Here's the thing about a drifted staging environment: it doesn't just stop being useful. It actively undermines your confidence.

When a test passes in staging but fails in production, you lose trust in staging. That's obvious. But the subtler damage comes from the reverse — when something fails in staging but works fine in production. That teaches developers to ignore staging failures. "Oh, that's just a staging thing." Once a team starts saying that, staging is dead. They just haven't buried it yet.

This team's workflow had quietly evolved into something nobody would have designed on purpose: merge to main, CI deploys to staging (because the pipeline requires it), skip any manual verification there, deploy to production, and watch Datadog for five minutes. They were testing in production. They just didn't call it that.

The migration that made it real

A schema migration brought the problem into sharp focus. The migration added an index to the orders table — a sensible change, well-written, reviewed by two senior engineers. In staging, it completed in 80 milliseconds. In production, it locked the orders table for 47 minutes.

Two hundred rows versus 1.8 million rows. The migration used CREATE INDEX without CONCURRENTLY because it had never been a problem. In staging, it never would be.

The team lost 47 minutes of order processing during peak hours. The postmortem was uncomfortable because everyone already knew the root cause. They'd just been living with it.

What we actually fixed

The temptation was to build something elaborate — a full environment management platform, automated sync pipelines, the works. We didn't. We did four boring things.

Matched the infrastructure specs. Same Terraform modules for staging and production, parameterized by environment. Same database version, same Elasticsearch cluster topology, same Redis configuration. This took two days and surfaced a dozen silent incompatibilities that had been hiding for months.

Seeded realistic data. Not a full production mirror — that's its own compliance headache. We wrote a seeding script that generated 100,000 users, 8,000 products with realistic variant structures, and six months of synthetic order history. Enough to make query plans and migration timings meaningful.

Added an environment variable drift check. A CI step that compared the set of config keys across environments and failed the build if staging was missing any key that production had.
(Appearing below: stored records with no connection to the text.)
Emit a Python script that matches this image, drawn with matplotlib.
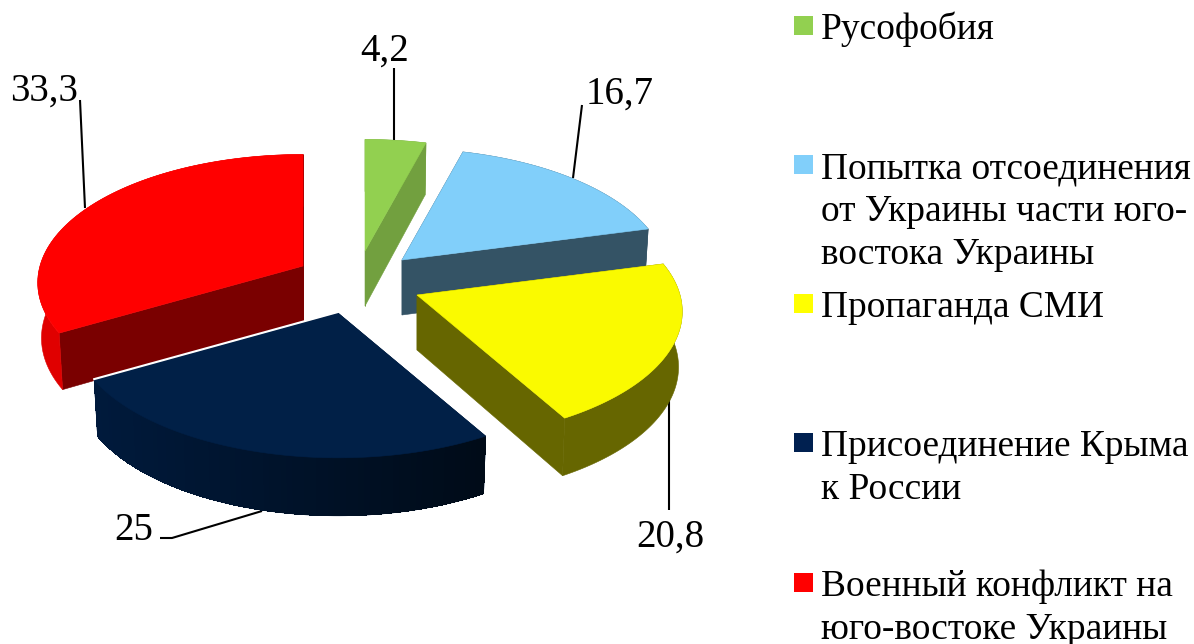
import numpy as np
import matplotlib
matplotlib.use("Agg")
import matplotlib.pyplot as plt
from matplotlib.patches import Polygon, Rectangle
from matplotlib.colors import to_rgb

categories = ["Русофобия",
              "Попытка отсоединения\nот Украины части юго-\nвостока Украины",
              "Пропаганда СМИ",
              "Присоединение Крыма\nк России",
              "Военный конфликт на\nюго-востоке Украины"]
values = [4.2, 16.7, 20.8, 25, 33.3]
value_labels = ["4,2", "16,7", "20,8", "25", "33,3"]

legend_colors = ["#92d050", "#81cffa", "#ffff00", "#002050", "#ff0000"]
top_colors = ["#92d050", "#81cffa", "#fafa00", "#012047", "#ff0000"]
side_colors = ["#72a03f", "#345365", "#666600", "#001a3c", "#7a0000"]
rim_left = ["#72a03f", "#345365", "#666600", "#001a3c", "#e00000"]
rim_right = ["#72a03f", "#345365", "#666600", "#000b18", "#e00000"]

apexes = [(365, 251), (402, 260), (417, 295), (338, 313), (303, 266)]
RX, RY, K, DEPTH = 263, 126, 0.13, 55
TAPER = 0.986
draw_order = [0, 1, 4, 3, 2]

label_pos = [(385, 61), (620, 104), (670, 547), (134, 540), (44, 101)]
leaders = [[(394, 68), (394, 140)],
           [(582, 105), (573, 178)],
           [(669, 400), (669, 510)],
           [(160, 538), (172, 538), (262, 511)],
           [(80, 100), (85, 208)]]
legend_y = [16, 155, 294, 433, 573]
LH = 43

fig = plt.figure(figsize=(11.94, 6.44), dpi=100)
ax = fig.add_axes([0, 0, 1, 1])
ax.set_xlim(0, 1194)
ax.set_ylim(644, 0)
ax.axis("off")
FONT = "Liberation Serif"


def rim(apex, a, b, n=80):
    t = np.radians(np.linspace(a, b, n))
    s = 1 / (1 + K * np.cos(t))
    top = np.column_stack([apex[0] + RX * np.sin(t) * s,
                           apex[1] - RY * np.cos(t) * s])
    bottom = np.column_stack([apex[0] + TAPER * RX * np.sin(t) * s,
                              top[:, 1] + DEPTH - 3 * np.cos(t)])
    return top, bottom


angles = np.concatenate([[0], np.cumsum(values)]) / np.sum(values) * 360
for rank, i in enumerate(draw_order):
    z = 2 + rank * 5
    apex = np.array(apexes[i], float)
    low = apex + [0, DEPTH]
    arc, base = rim(apex, angles[i], angles[i + 1])
    for k in (0, -1):
        ax.add_patch(Polygon([apex, arc[k], base[k], low], closed=True,
                             fc=side_colors[i], ec=side_colors[i], lw=0.4, zorder=z))
    ax.add_patch(Polygon(np.vstack([arc, base[::-1]]), closed=True,
                         fc=rim_left[i], ec=rim_left[i], lw=0.4, zorder=z + 1))
    if rim_left[i] != rim_right[i]:
        c0, c1 = np.array(to_rgb(rim_left[i])), np.array(to_rgb(rim_right[i]))
        xr = arc[:, 0].min(), arc[:, 0].max()
        for j in range(len(arc) - 1):
            f = (arc[j, 0] - xr[0]) / max(xr[1] - xr[0], 1)
            ax.add_patch(Polygon([arc[j], arc[j + 1], base[j + 1], base[j]], closed=True,
                                 fc=tuple(c0 + (c1 - c0) * f), ec="none",
                                 antialiased=False, zorder=z + 1))
    ax.add_patch(Polygon(np.vstack([apex, arc]), closed=True, fc=top_colors[i],
                         ec=top_colors[i], lw=0.4, zorder=z + 2))
    if i == 3:
        ax.plot([apex[0], arc[-1, 0]], [apex[1] - 1, arc[-1, 1] - 1],
                color="white", lw=1.5, zorder=z + 2)

for pts in leaders:
    xs, ys = zip(*pts)
    ax.plot(xs, ys, color="black", lw=1.5, zorder=1, solid_capstyle="butt")

for (x, y), t in zip(label_pos, value_labels):
    ax.text(x, y, t, family=FONT, fontsize=28, ha="center", va="baseline",
            color="black", zorder=60)

for y, cat, col in zip(legend_y, categories, legend_colors):
    ax.add_patch(Rectangle((794, y), 19, 19, fc=col, ec="none", zorder=60))
    for j, line in enumerate(cat.split("\n")):
        ax.text(821, y + 23 + j * LH, line, family=FONT, fontsize=26.9,
                ha="left", va="baseline", color="black", zorder=60)

fig.savefig("out.png", dpi=100, facecolor="white")
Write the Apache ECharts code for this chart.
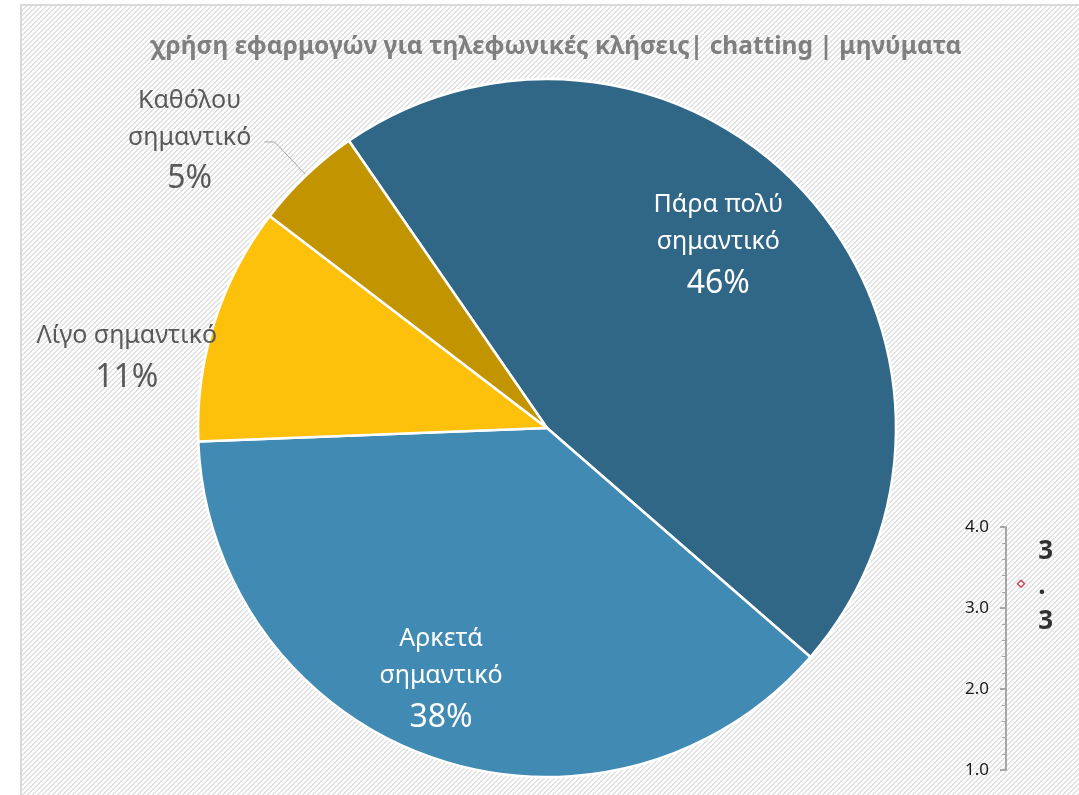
<!DOCTYPE html>
<html>
<head>
<meta charset="utf-8">
<title>χρήση εφαρμογών</title>
<script src="https://cdn.jsdelivr.net/npm/echarts@6/dist/echarts.min.js"></script>
<style>
  html, body { margin: 0; padding: 0; background: #fff; }
  #main { width: 1079px; height: 795px; }
</style>
</head>
<body>
<div id="main"></div>
<script>
// pie data (clockwise from the first slice)
var categories = ['Πάρα πολύ σημαντικό', 'Αρκετά σημαντικό', 'Λίγο σημαντικό', 'Καθόλου σημαντικό'];
var percents = [46, 38, 11, 5];
var sliceColors = ['#316786', '#418ab3', '#fec10b', '#c19400'];

// the small leftover axis in the corner
var miniTicks = [1, 4, 1];   // min, max, interval
var miniPoint = [3.3];

var titleText = 'χρήση εφαρμογών για τηλεφωνικές κλήσεις| chatting | μηνύματα';

// hatched background tile
function hatch() {
    var n = 5;
    var c = document.createElement('canvas');
    c.width = n; c.height = n;
    var g = c.getContext('2d');
    g.fillStyle = '#ffffff';
    g.fillRect(0, 0, n, n);
    g.fillStyle = '#e1e1e1';
    for (var x = 0; x < n; x++) {
        for (var y = 0; y < n; y++) {
            if ((x + y) % n < 2) g.fillRect(x, y, 1, 1);
        }
    }
    return c;
}

function splitName(name, i) {
    if (i == 2) return ['{n|' + name + '}'];
    var k = name.lastIndexOf(' ');
    return ['{n|' + name.slice(0, k) + '}', '{n|' + name.slice(k + 1) + '}'];
}

// label placement per slice
var labelCfg = [
    { position: 'inside', offset: [39, -63], color: '#fff' },
    { position: 'inside', offset: [-47, 85], color: '#fff' },
    { position: 'inside', offset: [-251, -15], color: '#595959' },
    { position: 'outside', color: '#595959' }
];

var pieData = categories.map(function (c, i) {
    return {
        name: c,
        value: percents[i],
        itemStyle: { color: sliceColors[i] },
        label: labelCfg[i],
        labelLine: { show: i == 3 }
    };
});

var myChart = echarts.init(document.getElementById('main'));
myChart.setOption({
    animation: false,
    graphic: [{
        type: 'rect',
        left: 20, top: 4,
        shape: { width: 1080, height: 800 },
        style: { fill: { image: hatch(), repeat: 'repeat' }, stroke: '#d9d9d9', lineWidth: 2 },
        z: -10, silent: true
    }],
    title: {
        text: titleText,
        left: 551,
        top: 30,
        textAlign: 'center',
        textStyle: { fontFamily: 'Noto Sans', fontSize: 24.5, fontWeight: 'bold', color: '#7f7f7f' }
    },
    grid: { left: 1006, top: 527, width: 60, bottom: 25 },
    xAxis: { type: 'value', min: 0, max: 4, show: false },
    yAxis: {
        type: 'value',
        min: miniTicks[0], max: miniTicks[1], interval: miniTicks[2],
        axisLine: { show: true, lineStyle: { color: '#a6a6a6', width: 2 } },
        axisTick: { show: true, length: 6, lineStyle: { color: '#a6a6a6', width: 2 } },
        minorTick: { show: true, splitNumber: 5, length: 4, lineStyle: { color: '#a6a6a6' } },
        splitLine: { show: false },
        axisLabel: {
            margin: 17, fontFamily: 'Noto Sans', fontSize: 17, color: '#1a1a1a',
            formatter: function (v) { return v.toFixed(1); }
        }
    },
    series: [{
        type: 'pie',
        center: [547, 428],
        radius: 349,
        startAngle: 124.6,
        clockwise: true,
        avoidLabelOverlap: false,
        itemStyle: { borderColor: '#fff', borderWidth: 2.5 },
        label: {
            fontFamily: 'Noto Sans',
            formatter: function (p) {
                return splitName(p.name, p.dataIndex).concat(['{p|' + p.value + '%}']).join('\n');
            },
            rich: {
                n: { fontFamily: 'Noto Sans', fontSize: 25, lineHeight: 37, width: 140, align: 'center' },
                p: { fontFamily: 'Noto Sans', fontSize: 32, lineHeight: 46, width: 140, align: 'center' }
            }
        },
        labelLine: { length: 46, length2: 10, lineStyle: { color: '#a6a6a6', width: 1 } },
        data: pieData
    }, {
        type: 'scatter',
        data: [[1, miniPoint[0]]],
        symbol: 'diamond',
        symbolSize: 7,
        itemStyle: { color: '#fff', borderColor: '#c0143c', borderWidth: 1.5 },
        label: {
            show: true, position: 'right', distance: 13, offset: [0, 3],
            fontFamily: 'Noto Sans', fontSize: 26, fontWeight: 'bold', color: '#000', lineHeight: 35,
            formatter: function (p) { return p.value[1].toFixed(1).split('').join('\n'); }
        }
    }]
});
</script>
</body>
</html>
Fifteen lines of bash:

#!/bin/bash
PROD_KEYS=$(aws ssm get-parameters-by-path --path /app/prod \
  --query 'Parameters[].Name' --output text | tr '\t' '\n' | \
  sed 's|/app/prod/||' | sort)
STAGING_KEYS=$(aws ssm get-parameters-by-path --path /app/staging \
  --query 'Parameters[].Name' --output text | tr '\t' '\n' | \
  sed 's|/app/staging/||' | sort)
 
MISSING=$(comm -23 <(echo "$PROD_KEYS") <(echo "$STAGING_KEYS"))
if [ -n "$MISSING" ]; then
  echo "Staging is missing these config keys:"
  echo "$MISSING"
  exit 1
fi

This caught three new drift cases in the first two weeks.

Replaced the API stubs with sandbox accounts. Both the payment processor and the address API offered sandbox environments. Switching to those meant staging was hitting real endpoints with real validation — just not processing real money. The stubs were deleted.

Note

The total effort was about four engineering days. The staging environment went from a ghost town to something developers actually opened in a browser before deploying to production.

The uncomfortable math

That staging environment had been running for 18 months at roughly $2,800/month. The team had spent $50K on infrastructure that actively misled them. If they'd had no staging environment at all, they probably would have built better production safeguards — canary deploys, feature flags, tighter rollback automation. Instead, they had the illusion of a safety net that hadn't been connected to anything for a year.

I don't think this is unusual. I've walked into a dozen client environments and asked, "How closely does staging match production?" The answer is almost always a confident "pretty close" followed by an uncomfortable silence when you start comparing specifics.

The maintenance tax on environment parity is real, and nobody budgets for it. Everyone budgets for building the environment. Nobody budgets for keeping it honest.